Dans l'interview que nous venons d'écouter, Coppola dit : "J'ai toujours pensé que nous réunir avec mes cousins, mes oncles, était important pour moi. J'ai appris à parler avec eux quand j'avais des problèmes, et j'ai compris comment filmer une famille parce que je vivais ça. Et au fur et à mesure du tournage, Le Parrain est devenu le plus grand home family movie de l'histoire !"
Alors Le Parrain un banal film de famille amateur ? Oui. Mais pas seulement.
C'est aussi un film où il y a de la beauté et de la magie inattendues. Elles sont d'autant plus fortes qu'elles sont brèves comme cette séquence tournée en Sicile où Michael Corleone s'est réfugié le temps de faire oublier qu'il a commis des assassinats. Cet épisode sicilien est magnifique car il est utopique. Il fait croire l'espace d'un instant qu'on peut effacer la réalité américaine et criminelle, en trouvant le paradis en Italie, les pays des origines. Michael Corleone en effet oublie tout et tombe soudainement amoureux d'une très jeune femme qu'il va très simplement courtiser et épouser. Voici la musique et l'atmopshère sonore du bonheur éphémère et plein qui jalonne la psychopathie générale qui traverse Le Parrain.
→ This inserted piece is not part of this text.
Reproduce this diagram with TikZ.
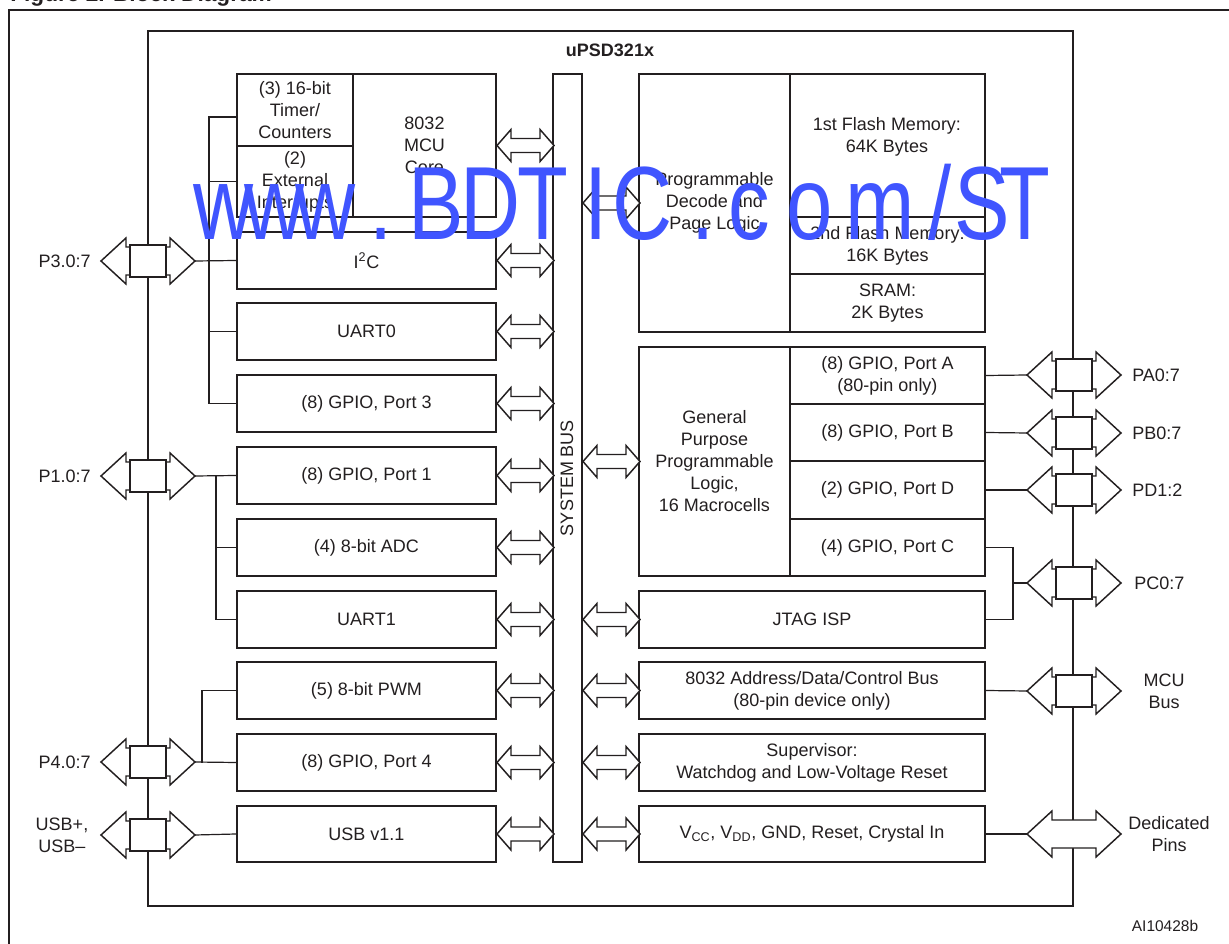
\documentclass[tikz,border=0pt]{standalone}
\usepackage{fontspec}
\setmainfont{Liberation Sans}
\usetikzlibrary{calc}
\definecolor{ink}{RGB}{35,31,32}
\definecolor{wmblue}{RGB}{64,85,255}
\newcommand\fsz{\fontsize{13.5}{16.5}\selectfont}
\newcommand\wmsl{/}
\newcommand\blk[6]{\node[box, minimum width={(#4-#2)*0.75pt}, minimum height={(#5-#3)*0.75pt}] (#1) at ({(#2+#4)/2},{(#3+#5)/2}) {#6};}
\newcommand\portarrow[3]{%
  \coordinate (#3L) at ({#1-47},#2);
  \coordinate (#3R) at ({#1+47},#2);
  \draw[fatarrow] (#3L) -- ++(25,-23) -- ++(0,9) -- ++(44,0) -- ++(0,-9) -- (#3R) -- ++(-25,23) -- ++(0,-9) -- ++(-44,0) -- ++(0,9) -- cycle;}
\newcommand\portbox[3]{\node[pbox] (#3B) at (#1,#2) {};}
\newcommand\busarrow[1]{\draw[fatarrow] (#1) -- ++(14,-16) -- ++(0,9) -- ++(29,0) -- ++(0,-9) -- ++(14,16) -- ++(-14,16) -- ++(0,-9) -- ++(-29,0) -- ++(0,9) -- cycle;}
\begin{document}
\begin{tikzpicture}[x=0.75pt,y=-0.75pt,
  box/.style={draw=ink, line width=1.5pt, fill=white, inner sep=0pt, align=center, font=\fsz, text=ink},
  pbox/.style={draw=ink, line width=1.5pt, fill=white, inner sep=0pt, minimum width=27pt, minimum height=24pt},
  conn/.style={draw=ink, line width=0.9pt},
  fatarrow/.style={draw=ink, line width=1.1pt, fill=white, line join=miter},
  lbl/.style={font=\fsz, text=ink, inner sep=0pt, align=center},
  wm/.style={font=\fontsize{78}{78}\selectfont, text=wmblue, inner sep=0pt}]
\useasboundingbox (0,0) rectangle (1229,944);
\clip (0,0) rectangle (1229,944);
\fill[white] (0,0) rectangle (1229,944);
% header fragment and frame
\node[anchor=base west, font=\bfseries\fontsize{17}{20}\selectfont, text=ink, inner sep=0pt] (hdr) at (10,2) {Figure 2. Block Diagram};
\draw[ink, line width=1.7pt] (9,960) -- (9,10) -- (1240,10);
% chip outline
\draw[ink, line width=1.6pt] (148,31) rectangle (1073,906);
\node[font=\bfseries\fontsize{13.5}{16}\selectfont, text=ink] (chip) at (610,50) {uPSD321x};
% left blocks
\blk{timer}{237}{74}{353}{146}{(3) 16-bit\\Timer/\\Counters}
\blk{extint}{237}{146}{353}{217}{(2)\\External\\Interrupts}
\blk{mcu}{353}{74}{496}{217}{8032\\MCU\\Core}
\blk{i2c}{237}{232}{496}{289}{I\textsuperscript{2}C}
\blk{uart0}{237}{303}{496}{360}{UART0}
\blk{gpio3}{237}{375}{496}{432}{(8) GPIO, Port 3}
\blk{gpio1}{237}{447}{496}{504}{(8) GPIO, Port 1}
\blk{adc}{237}{519}{496}{576}{(4) 8-bit ADC}
\blk{uart1}{237}{591}{496}{648}{UART1}
\blk{pwm}{237}{662}{496}{719}{(5) 8-bit PWM}
\blk{gpio4}{237}{734}{496}{791}{(8) GPIO, Port 4}
\blk{usb}{237}{806}{496}{862}{USB v1.1}
% system bus
\blk{bus}{553}{74}{582}{862}{}
\node[lbl, rotate=90] (bustxt) at (567,478) {SYSTEM BUS};
% right blocks
\blk{decode}{639}{74}{790}{332}{Programmable\\Decode and\\Page Logic}
\blk{mem1}{790}{74}{985}{217}{}
\node[lbl] (mem1t) at (887,137) {1st Flash Memory:\\64K Bytes};
\blk{mem2}{790}{217}{985}{274}{2nd Flash Memory:\\16K Bytes}
\blk{sram}{790}{274}{985}{332}{SRAM:\\2K Bytes}
\blk{gppl}{639}{347}{790}{576}{General\\Purpose\\Programmable\\Logic,\\16 Macrocells}
\blk{porta}{790}{347}{985}{404}{(8) GPIO, Port A\\(80-pin only)}
\blk{portb}{790}{404}{985}{461}{(8) GPIO, Port B}
\blk{portd}{790}{461}{985}{519}{(2) GPIO, Port D}
\blk{portc}{790}{519}{985}{576}{(4) GPIO, Port C}
\blk{jtag}{639}{591}{985}{648}{JTAG ISP}
\blk{addr}{639}{662}{985}{719}{8032 Address/Data/Control Bus\\(80-pin device only)}
\blk{sup}{639}{734}{985}{791}{Supervisor:\\Watchdog and Low-Voltage Reset}
\blk{vcc}{639}{806}{985}{862}{V\textsubscript{CC}, V\textsubscript{DD}, GND, Reset, Crystal In}
% bus arrows
\foreach \b in {mcu,i2c,uart0,gpio3,gpio1,adc,uart1,pwm,gpio4,usb} {\busarrow{\b.east}}
\foreach \b in {decode,gppl,jtag,addr,sup,vcc} {\busarrow{bus.east |- \b.west}}
% port arrows
\portarrow{148}{261}{p3}\portbox{148}{261}{p3}
\portarrow{148}{476}{p1}\portbox{148}{476}{p1}
\portarrow{148}{762}{p4}\portbox{148}{762}{p4}
\portarrow{148}{835}{pu}\portbox{148}{835}{pu}
\portarrow{1074}{375}{pa}\portbox{1074}{375}{pa}
\portarrow{1074}{433}{pb}\portbox{1074}{433}{pb}
\portarrow{1074}{490}{pd}\portbox{1074}{490}{pd}
\portarrow{1074}{583}{pc}\portbox{1074}{583}{pc}
\portarrow{1074}{691}{pm}\portbox{1074}{691}{pm}
\portarrow{1074}{834}{pz}
% left connectors
\coordinate (v3) at (209,0);
\coordinate (v1) at (216,0);
\coordinate (v4) at (202,0);
\coordinate (t7) at ($(timer.west)+(0,7)$);
\draw[conn] (p3R) -- (i2c.west);
\draw[conn] (t7) -- (t7 -| v3) -- (gpio3.west -| v3) -- (gpio3.west);
\draw[conn] (extint.west -| v3) -- (extint.west);
\draw[conn] (uart0.west -| v3) -- (uart0.west);
\draw[conn] (p1R) -- (gpio1.west);
\draw[conn] (gpio1.west -| v1) -- (uart1.west -| v1) -- (uart1.west);
\draw[conn] (adc.west -| v1) -- (adc.west);
\draw[conn] (p4R) -- (gpio4.west);
\draw[conn] (gpio4.west -| v4) -- (pwm.west -| v4) -- (pwm.west);
\draw[conn] (puR) -- (usb.west);
% right connectors
\coordinate (vc) at (1013,0);
\draw[conn] (porta.east) -- (paL);
\draw[conn] (portb.east) -- (pbL);
\draw[conn] (portd.east) -- (pdL);
\draw[conn] (portc.east) -- (portc.east -| vc) -- (jtag.east -| vc) -- (jtag.east);
\draw[conn] (pcL) -- (pcL -| vc);
\draw[conn] (addr.east) -- (pmL);
\draw[conn] (vcc.east) -- (pzL);
% port labels
\node[lbl, anchor=east] (l3) at (91,261) {P3.0:7};
\node[lbl, anchor=east] (l1) at (91,476) {P1.0:7};
\node[lbl, anchor=east] (l4) at (91,762) {P4.0:7};
\node[lbl] (lu) at (62,835) {USB+,\\USB--};
\node[lbl, anchor=west] (la) at (1132,375) {PA0:7};
\node[lbl, anchor=west] (lb) at (1132,433) {PB0:7};
\node[lbl, anchor=west] (ld) at (1132,490) {PD1:2};
\node[lbl, anchor=west] (lc) at (1134,583) {PC0:7};
\node[lbl] (lm) at (1164,691) {MCU\\Bus};
\node[lbl] (lz) at (1169,834) {Dedicated\\Pins};
\node[lbl, font=\fontsize{11.6}{14}\selectfont] (code) at (1165,926) {AI10428b};
% watermark
\foreach \c/\xx [count=\i] in {w/224,w/275,w/326,./381,B/436,D/491,T/543,I/596,C/643,./703,c/749,o/810,m/880,\wmsl/940,S/982,T/1025}
  {\node[wm, anchor=base] (wm\i) at (\xx,240) {\scalebox{0.8}[1]{\c}};}
\end{tikzpicture}
\end{document}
Si on le découvre ou rédécouvre aujourd'hui, Le Parrain est toujours aussi génial. Coppola filme l'apparente banalité de la vie de famille, qui traite les crimes comme on négocierait de la marchandise pour hypermarchés. Ce décalage dans la manière calme dont les personnages traitent leurs affaires horribles est sidérant. Les séquences violentes sont peu nombreuses, mais elles sont atroces, et définitives, donc glaçantes. Face à elles, la plupart du temps Le Parrain est un film sourd, Si on le regarde de près c'est un film aussi triste que les affaires en train de se dérouler, car c'est un film de conciliabules, de conseil d'administration, de banquiers occultes, en brun et noir. C'est un film de position assise, le dos calé dans un fauteuil pour montrer qu'on ne craint rien, qu'on est puissant et donc maître de soi et des autres. C'est un film de lenteur au rythme souple. Ce qui est un paradoxe pour son sujet qui reste quand même : la violence, celle de l'Amérique, et celle que l'on a typiquement en soi. C'est aussi un film de fenêtres, le stores perpétuellement baissés dans Le Parrain 1, ou les carreaux aux motifs comme des toiles d'araignées dans Le Parrain 2, montrent combien cette famille est prisonnière de ses actes. En cela Coppola offre au Parrain une portée métaphysique qui le rend inoubliable, en dehors d'être esthétiquement un très grand film.